Russie : des régionales en temps de guerre
Des élections régionales se sont tenues ce week-end dans la Fédération de Russie. Des observateurs indépendants ont fait état d'irrégularités et qualifié ce vote du scrutin le moins libre depuis l'arrivée au pouvoir de Vladimir Poutine, qui domine la politique russe depuis quelque 24 ans. Ces élections ont également concerné les territoires occupés d'Ukraine.
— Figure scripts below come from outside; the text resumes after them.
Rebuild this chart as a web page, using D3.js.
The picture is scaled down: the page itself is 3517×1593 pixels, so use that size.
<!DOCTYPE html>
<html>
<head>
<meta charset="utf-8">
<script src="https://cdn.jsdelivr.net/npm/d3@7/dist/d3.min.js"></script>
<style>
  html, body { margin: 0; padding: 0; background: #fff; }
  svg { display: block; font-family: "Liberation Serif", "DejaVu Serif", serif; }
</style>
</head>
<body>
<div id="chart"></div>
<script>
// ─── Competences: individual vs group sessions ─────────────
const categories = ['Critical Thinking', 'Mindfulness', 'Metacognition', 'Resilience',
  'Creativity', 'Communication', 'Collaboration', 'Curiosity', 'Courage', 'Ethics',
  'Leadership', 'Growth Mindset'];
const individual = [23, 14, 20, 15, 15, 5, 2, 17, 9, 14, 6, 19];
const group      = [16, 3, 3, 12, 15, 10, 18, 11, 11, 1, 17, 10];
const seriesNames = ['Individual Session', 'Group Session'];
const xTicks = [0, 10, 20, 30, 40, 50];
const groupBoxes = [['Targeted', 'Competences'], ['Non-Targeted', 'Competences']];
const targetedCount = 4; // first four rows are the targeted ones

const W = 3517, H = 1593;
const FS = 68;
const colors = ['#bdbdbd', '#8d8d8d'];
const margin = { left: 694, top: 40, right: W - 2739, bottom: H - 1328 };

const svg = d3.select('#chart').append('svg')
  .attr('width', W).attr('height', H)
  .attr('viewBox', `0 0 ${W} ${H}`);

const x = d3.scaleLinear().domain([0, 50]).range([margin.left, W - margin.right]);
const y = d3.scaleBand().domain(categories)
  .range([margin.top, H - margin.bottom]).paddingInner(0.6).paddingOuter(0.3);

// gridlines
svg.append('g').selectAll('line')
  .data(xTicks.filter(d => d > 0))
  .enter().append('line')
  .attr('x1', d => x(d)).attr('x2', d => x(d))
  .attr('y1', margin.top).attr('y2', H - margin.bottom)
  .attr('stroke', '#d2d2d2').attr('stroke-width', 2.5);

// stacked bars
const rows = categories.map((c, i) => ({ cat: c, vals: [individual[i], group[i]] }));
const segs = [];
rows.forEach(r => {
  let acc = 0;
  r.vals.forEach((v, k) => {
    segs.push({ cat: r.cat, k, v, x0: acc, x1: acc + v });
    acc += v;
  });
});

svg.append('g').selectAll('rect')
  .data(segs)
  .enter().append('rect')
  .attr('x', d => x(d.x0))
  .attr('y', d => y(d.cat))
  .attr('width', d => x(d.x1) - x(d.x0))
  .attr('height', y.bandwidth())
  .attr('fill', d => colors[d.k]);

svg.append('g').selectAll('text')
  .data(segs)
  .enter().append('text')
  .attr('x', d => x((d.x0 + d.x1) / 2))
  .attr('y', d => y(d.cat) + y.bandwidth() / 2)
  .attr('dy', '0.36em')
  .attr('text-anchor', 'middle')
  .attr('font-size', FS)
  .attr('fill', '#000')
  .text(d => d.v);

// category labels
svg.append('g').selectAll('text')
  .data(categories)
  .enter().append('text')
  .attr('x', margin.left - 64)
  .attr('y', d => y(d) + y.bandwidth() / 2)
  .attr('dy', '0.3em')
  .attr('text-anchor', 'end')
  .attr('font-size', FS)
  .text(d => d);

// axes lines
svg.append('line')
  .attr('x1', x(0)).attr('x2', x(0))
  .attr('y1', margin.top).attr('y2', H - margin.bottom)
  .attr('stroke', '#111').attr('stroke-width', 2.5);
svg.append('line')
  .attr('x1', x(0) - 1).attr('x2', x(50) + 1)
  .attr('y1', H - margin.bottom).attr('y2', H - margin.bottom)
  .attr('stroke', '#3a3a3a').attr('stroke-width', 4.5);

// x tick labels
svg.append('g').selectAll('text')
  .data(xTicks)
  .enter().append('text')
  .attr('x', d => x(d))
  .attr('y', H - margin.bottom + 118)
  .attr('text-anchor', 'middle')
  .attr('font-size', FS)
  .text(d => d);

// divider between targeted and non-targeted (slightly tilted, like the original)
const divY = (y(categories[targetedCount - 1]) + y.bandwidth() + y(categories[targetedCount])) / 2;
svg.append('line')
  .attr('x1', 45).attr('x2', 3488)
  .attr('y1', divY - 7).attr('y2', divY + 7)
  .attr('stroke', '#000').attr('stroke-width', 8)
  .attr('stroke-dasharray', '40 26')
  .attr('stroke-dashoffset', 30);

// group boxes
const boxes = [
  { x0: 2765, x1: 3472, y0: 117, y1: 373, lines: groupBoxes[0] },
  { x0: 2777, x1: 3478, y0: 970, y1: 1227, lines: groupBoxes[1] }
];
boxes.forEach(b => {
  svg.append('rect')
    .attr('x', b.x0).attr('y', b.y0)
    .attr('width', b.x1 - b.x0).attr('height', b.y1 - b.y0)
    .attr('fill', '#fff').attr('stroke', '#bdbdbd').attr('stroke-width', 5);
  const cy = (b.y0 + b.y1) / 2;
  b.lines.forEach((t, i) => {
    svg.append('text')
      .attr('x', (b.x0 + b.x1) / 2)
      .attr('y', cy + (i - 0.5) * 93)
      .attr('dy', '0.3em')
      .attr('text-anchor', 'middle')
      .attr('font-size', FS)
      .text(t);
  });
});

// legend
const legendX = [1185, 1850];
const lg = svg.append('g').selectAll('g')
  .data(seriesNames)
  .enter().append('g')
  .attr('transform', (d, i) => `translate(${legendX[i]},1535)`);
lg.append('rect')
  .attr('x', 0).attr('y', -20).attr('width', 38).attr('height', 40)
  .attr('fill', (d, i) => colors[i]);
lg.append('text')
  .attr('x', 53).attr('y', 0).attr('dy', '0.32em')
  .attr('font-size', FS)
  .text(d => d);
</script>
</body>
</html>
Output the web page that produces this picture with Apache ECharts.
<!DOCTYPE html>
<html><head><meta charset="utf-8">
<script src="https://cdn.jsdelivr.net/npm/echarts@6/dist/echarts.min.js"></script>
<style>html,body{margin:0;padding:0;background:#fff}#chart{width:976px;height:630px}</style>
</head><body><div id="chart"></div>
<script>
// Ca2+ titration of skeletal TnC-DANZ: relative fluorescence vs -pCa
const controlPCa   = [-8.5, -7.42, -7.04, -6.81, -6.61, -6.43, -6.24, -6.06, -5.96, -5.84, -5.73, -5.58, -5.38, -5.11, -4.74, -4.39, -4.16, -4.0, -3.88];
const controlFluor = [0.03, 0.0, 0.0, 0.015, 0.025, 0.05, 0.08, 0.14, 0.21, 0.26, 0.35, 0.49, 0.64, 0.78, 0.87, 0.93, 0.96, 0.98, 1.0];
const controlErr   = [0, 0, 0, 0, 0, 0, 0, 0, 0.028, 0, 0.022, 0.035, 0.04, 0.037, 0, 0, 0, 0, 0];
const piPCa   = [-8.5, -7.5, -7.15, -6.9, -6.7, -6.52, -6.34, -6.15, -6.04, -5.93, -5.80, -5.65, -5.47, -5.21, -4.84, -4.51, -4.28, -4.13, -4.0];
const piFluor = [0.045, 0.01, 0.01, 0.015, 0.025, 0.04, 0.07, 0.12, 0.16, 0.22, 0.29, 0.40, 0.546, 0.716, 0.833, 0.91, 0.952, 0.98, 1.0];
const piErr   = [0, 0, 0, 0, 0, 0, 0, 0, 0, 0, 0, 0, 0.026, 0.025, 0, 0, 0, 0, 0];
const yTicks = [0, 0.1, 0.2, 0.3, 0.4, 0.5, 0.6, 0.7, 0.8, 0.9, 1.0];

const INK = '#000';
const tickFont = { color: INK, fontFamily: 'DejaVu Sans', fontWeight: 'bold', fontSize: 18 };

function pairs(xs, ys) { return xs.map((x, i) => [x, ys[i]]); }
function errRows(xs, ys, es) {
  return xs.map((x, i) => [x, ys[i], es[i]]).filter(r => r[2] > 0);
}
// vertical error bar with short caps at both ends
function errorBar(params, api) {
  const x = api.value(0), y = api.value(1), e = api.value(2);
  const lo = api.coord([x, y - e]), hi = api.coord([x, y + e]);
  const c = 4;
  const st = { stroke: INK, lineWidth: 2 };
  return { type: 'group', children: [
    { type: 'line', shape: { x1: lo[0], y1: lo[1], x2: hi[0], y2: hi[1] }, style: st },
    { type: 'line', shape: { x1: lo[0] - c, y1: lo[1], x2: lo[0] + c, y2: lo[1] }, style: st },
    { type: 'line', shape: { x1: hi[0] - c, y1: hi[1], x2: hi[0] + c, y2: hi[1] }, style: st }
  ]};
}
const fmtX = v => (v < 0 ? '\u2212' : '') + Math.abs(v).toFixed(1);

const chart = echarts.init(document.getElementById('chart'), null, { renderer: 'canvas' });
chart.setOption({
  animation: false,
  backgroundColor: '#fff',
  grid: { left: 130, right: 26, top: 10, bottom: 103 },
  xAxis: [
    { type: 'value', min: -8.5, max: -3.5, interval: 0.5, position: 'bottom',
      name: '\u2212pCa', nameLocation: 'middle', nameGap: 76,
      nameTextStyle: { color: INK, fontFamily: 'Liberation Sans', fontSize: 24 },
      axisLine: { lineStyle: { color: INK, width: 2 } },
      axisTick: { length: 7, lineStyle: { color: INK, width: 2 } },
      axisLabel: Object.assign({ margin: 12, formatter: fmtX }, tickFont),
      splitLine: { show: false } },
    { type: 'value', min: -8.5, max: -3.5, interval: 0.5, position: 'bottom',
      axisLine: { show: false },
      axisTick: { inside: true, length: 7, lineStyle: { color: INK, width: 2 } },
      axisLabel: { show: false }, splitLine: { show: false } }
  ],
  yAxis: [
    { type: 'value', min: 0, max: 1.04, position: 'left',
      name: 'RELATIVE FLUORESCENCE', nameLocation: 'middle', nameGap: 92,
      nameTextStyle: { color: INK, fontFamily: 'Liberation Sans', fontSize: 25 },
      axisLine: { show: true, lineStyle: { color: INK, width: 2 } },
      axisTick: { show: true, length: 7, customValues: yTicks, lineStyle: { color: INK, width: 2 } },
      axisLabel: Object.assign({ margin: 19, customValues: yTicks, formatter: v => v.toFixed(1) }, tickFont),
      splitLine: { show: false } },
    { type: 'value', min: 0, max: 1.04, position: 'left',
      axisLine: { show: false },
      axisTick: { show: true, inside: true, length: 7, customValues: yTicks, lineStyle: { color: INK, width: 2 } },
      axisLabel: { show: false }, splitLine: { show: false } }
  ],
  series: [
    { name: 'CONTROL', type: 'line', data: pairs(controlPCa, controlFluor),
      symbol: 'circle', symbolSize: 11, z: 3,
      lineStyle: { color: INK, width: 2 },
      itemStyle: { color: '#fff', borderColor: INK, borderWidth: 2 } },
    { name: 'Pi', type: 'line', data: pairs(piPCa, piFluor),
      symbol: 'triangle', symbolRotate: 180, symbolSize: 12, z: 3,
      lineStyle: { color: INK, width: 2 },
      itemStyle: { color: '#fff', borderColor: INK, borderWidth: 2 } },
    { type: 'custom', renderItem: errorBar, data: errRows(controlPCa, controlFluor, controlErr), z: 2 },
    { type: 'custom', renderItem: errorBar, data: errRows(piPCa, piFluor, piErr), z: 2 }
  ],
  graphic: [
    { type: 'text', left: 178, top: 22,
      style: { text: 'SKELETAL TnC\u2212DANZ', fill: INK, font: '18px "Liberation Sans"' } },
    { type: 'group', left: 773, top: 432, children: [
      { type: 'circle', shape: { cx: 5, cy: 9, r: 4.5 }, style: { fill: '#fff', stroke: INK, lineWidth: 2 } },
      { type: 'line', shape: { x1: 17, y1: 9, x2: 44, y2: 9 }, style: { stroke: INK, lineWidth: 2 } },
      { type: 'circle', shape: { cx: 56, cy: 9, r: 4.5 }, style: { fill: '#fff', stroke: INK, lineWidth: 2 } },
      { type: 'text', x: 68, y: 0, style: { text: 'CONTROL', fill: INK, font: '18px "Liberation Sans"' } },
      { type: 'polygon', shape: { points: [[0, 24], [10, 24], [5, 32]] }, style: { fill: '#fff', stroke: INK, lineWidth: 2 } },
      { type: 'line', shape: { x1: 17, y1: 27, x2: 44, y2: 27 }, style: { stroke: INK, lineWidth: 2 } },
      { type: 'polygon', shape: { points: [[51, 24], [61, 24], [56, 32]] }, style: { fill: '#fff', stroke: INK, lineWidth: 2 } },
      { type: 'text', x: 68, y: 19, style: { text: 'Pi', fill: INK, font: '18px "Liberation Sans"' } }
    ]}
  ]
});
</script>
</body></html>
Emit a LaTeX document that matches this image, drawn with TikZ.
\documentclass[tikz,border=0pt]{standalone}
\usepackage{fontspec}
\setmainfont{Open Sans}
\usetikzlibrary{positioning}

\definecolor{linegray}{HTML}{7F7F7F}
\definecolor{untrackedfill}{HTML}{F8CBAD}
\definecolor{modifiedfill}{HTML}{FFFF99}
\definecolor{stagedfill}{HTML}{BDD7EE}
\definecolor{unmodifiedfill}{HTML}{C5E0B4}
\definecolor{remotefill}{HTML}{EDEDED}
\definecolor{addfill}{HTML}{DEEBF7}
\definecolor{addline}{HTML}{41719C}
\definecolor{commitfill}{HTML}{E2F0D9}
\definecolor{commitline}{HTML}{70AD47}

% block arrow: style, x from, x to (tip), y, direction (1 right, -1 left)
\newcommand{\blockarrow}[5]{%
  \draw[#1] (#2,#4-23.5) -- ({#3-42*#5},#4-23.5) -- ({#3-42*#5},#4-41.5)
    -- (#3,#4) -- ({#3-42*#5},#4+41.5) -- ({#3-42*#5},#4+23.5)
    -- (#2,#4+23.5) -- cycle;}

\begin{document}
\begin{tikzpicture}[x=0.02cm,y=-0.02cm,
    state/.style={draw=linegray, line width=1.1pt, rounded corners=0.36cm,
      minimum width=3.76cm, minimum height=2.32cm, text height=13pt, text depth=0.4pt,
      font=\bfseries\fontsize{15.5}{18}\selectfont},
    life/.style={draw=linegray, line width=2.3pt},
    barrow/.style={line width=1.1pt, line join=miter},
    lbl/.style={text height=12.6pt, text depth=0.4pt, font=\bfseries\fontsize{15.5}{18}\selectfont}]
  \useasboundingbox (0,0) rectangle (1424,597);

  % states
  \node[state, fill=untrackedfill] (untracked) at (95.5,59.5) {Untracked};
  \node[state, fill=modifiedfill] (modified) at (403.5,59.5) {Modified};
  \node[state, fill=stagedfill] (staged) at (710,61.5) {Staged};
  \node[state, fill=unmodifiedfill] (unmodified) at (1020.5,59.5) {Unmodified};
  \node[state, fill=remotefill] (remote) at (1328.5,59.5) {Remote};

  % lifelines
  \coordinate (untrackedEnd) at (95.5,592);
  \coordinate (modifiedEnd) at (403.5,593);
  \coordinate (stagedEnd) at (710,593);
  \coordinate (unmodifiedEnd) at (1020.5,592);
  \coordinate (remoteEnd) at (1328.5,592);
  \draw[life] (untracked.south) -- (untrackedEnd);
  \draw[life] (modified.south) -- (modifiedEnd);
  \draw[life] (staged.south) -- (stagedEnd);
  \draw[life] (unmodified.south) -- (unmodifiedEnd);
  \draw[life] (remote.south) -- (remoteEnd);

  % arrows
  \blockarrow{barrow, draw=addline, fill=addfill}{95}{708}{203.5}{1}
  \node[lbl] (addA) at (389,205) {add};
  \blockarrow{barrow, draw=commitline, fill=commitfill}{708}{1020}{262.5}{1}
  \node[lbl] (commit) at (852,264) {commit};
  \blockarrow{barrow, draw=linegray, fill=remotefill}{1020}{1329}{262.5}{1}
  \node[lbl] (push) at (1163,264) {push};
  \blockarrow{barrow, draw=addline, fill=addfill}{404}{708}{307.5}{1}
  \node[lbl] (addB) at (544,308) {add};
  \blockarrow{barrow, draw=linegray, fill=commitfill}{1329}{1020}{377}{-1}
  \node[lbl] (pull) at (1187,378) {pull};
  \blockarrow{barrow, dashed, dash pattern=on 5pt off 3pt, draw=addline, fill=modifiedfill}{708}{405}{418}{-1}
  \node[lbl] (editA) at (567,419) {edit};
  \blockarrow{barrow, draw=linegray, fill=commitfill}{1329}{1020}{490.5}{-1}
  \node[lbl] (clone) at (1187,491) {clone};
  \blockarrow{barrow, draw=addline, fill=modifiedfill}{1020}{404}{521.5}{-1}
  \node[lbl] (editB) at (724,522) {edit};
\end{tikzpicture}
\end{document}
Les éditorialistes ne sont pas avares de critiques.
Un spectacle embarrassant
Ces élections sont une farce, et c'est bien peu de le dire, critique le quotidien taz :
«Si la situation politique de la Russie n'était pas aussi catastrophique, on ne pourrait s'empêcher d'éclater de rire face à ce spectacle embarrassant que le Kremlin appelle 'élections'. ... Une fois de plus, on a eu droit à tout le répertoire de fraudes, ce qui soulève une question : à quoi bon organiser un scrutin ? Car à quelques rares exceptions près, les candidat·e·s d'opposition n'ont pas été autorisées à se présenter. Dans beaucoup de cas, les Russes ignoraient quel·le·s candidat·e·s briguaient quels postes, voire même qu'un scrutin avait lieu. Mais le Kremlin ne conteste rien de tout cela, puisque son parti Russie Unie l'a emporté. On a bouclé le programme.»
Les élections bientôt prises en charge par des machines
Dans un post Telegram relayé par Ekho, le politologue Abbas Galliamov voit dans ce scrutin régional une répétition générale pour la présidentielle de mars 2024 :
«Plus on soudera le couvercle du chaudron de manière hermétique, plus l'explosion sera retentissante quand la pression intérieure aura atteint un niveau critique. Au fond, je pense que la stratégie de campagne de Poutine ne reposera pas sur un programme et sur des nouveautés idéologiques, mais sur le passage total de l'ensemble de l'infrastructure électorale à une forme électronique. On essaiera d'abolir les bulletins papier en soi, sous le couvert de la modernisation. Les élections seront alors une procédure vraiment absurde. Un peu comme dans l'empire tsariste à la veille de 1917.»
En prison, l'occasion de se lâcher
Ilia Iachine, opposant condamné à huit ans et demi de détention, décrit sur Facebook le déroulement du scrutin en prison :
«Les élections dans le monde carcéral constituent un interlude assez amusant. Les détenus sont amenés aux urnes par paquets de douze, ce qui offre une des rares occasions de discuter avec ses voisins. ... Les prisonniers échangent gaiement sur le choix à faire. ... Pour avoir la conscience tranquille, j'ai écrit sur le bulletin de vote : POUR UNE RUSSIE SANS POUTINE. A la sortie du bureau de vote de la prison, j'ai ensuite mené une enquête. Il en est ressorti que la plupart des prisonniers étaient prêts à voter pour n'importe qui pour peu que ce ne soit pas le parti 'Russie Unie'. Un seul détenu, lui-même membre du parti, a avoué avoir coché la case Sobianine. Il faut dire qu'il purge une peine pour fraude après avoir volé une usine. Son allégeance est logique.»